Second, costs are declining. We're finding new ways to harvest both the Sun and the wind every day. Better lenses may make for much more efficient solar collection. New designs could do the same for wind energy. These systems don't just compete against other solar and wind systems – they compete against all forms of electricity generation.
What these innovations, and others happening every day, promise is a permanent thumb down on energy costs. If it's costing you, say, $70/barrel to dig bitumen out of Alberta and turn it into a slurry, combined with natural gas liquids, which you want to pump down to the Gulf Coast for refining into finished product, those numbers may not work after 2017. At minimum, the margins will become thin enough, and alternatives obvious enough, that the externalities of that production – the destruction of air and water it causes – will come to be factored in.
You will be out of business.
Once it's realized that the value of oil in the ground is not limitless, once the value of reserves are recalculated based on energy abundance, all economic hell is going to break loose. There will no longer be an incentive to control production. Hard choices will have to be made. All this will create a recession. Just as in the early 1980s.

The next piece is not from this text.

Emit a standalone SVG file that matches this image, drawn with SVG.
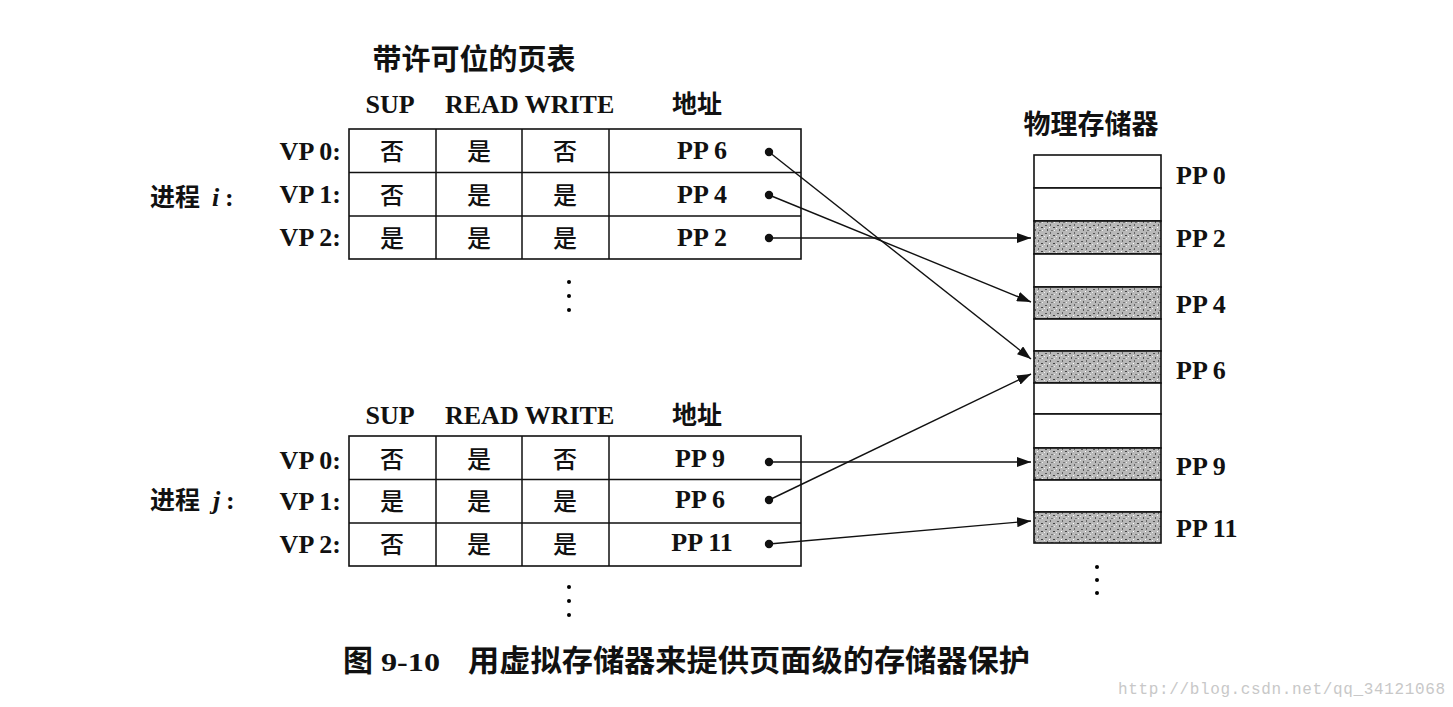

Now, what about labor? This is going in the opposite direction, and it's something everyone knows. Right now the median age in Japan, western Europe and Canada is over 40. Immigration has the U.S. median age at 36. There are fewer-and-fewer “gushers” of young workers out there – the median age in China is 35. The reason economist Jim O'Neill coined the term “MINT” for rising economies recently is because Mexico, Indonesia, Nigeria and Turkey all have median ages under 30, and that's increasingly rare.
Plus, these median ages are increasing. The population bomb has been defused, but in its place is a global population that is aging rapidly. We can see this most clearly in our own labor participation rate, which is now at a level not seen since 1978, when I first joined the labor force full-time.
That's why unemployment rates keep falling despite slow economic growth – we're all getting older. That's not going to change. At some point workers are going to recognize their increased bargaining power and react, creating wage pressures that automation won't be able to dispel.
What we've had in the front part of this decade is energy scarcity and labor abundance. What we're going to see in the last part of the decade is the opposite, energy abundance and labor scarcity. A recession is the inevitable result.
But not all recessions are created equal. A crisis recession, like the one which hit in 2008, can represent the end of long-term trends that seem impossible to turn around – in this case energy limits. The same thing happened with manufacturing in the late 1960s, with consumer demand in the 1930s, and with industrial inputs in the 1890s. Economic crises created new abundance in all these eras, and it has done the same in our own.
What comes next will be a recession of opportunity, with enormous incentives for automation of all kinds, and with higher value for anyone willing and able to work. Pressure will build on the top of the economic pyramid – economic pressure rather than political pressure. Stock prices will fall, especially in energy companies and those that depend on large supplies of cheap labor.
But on the other side of that horizon lies a truly wonderful future for our children. There will be challenges. They have to save the planet from our generation's rapaciousness. But they will have the tools to do it.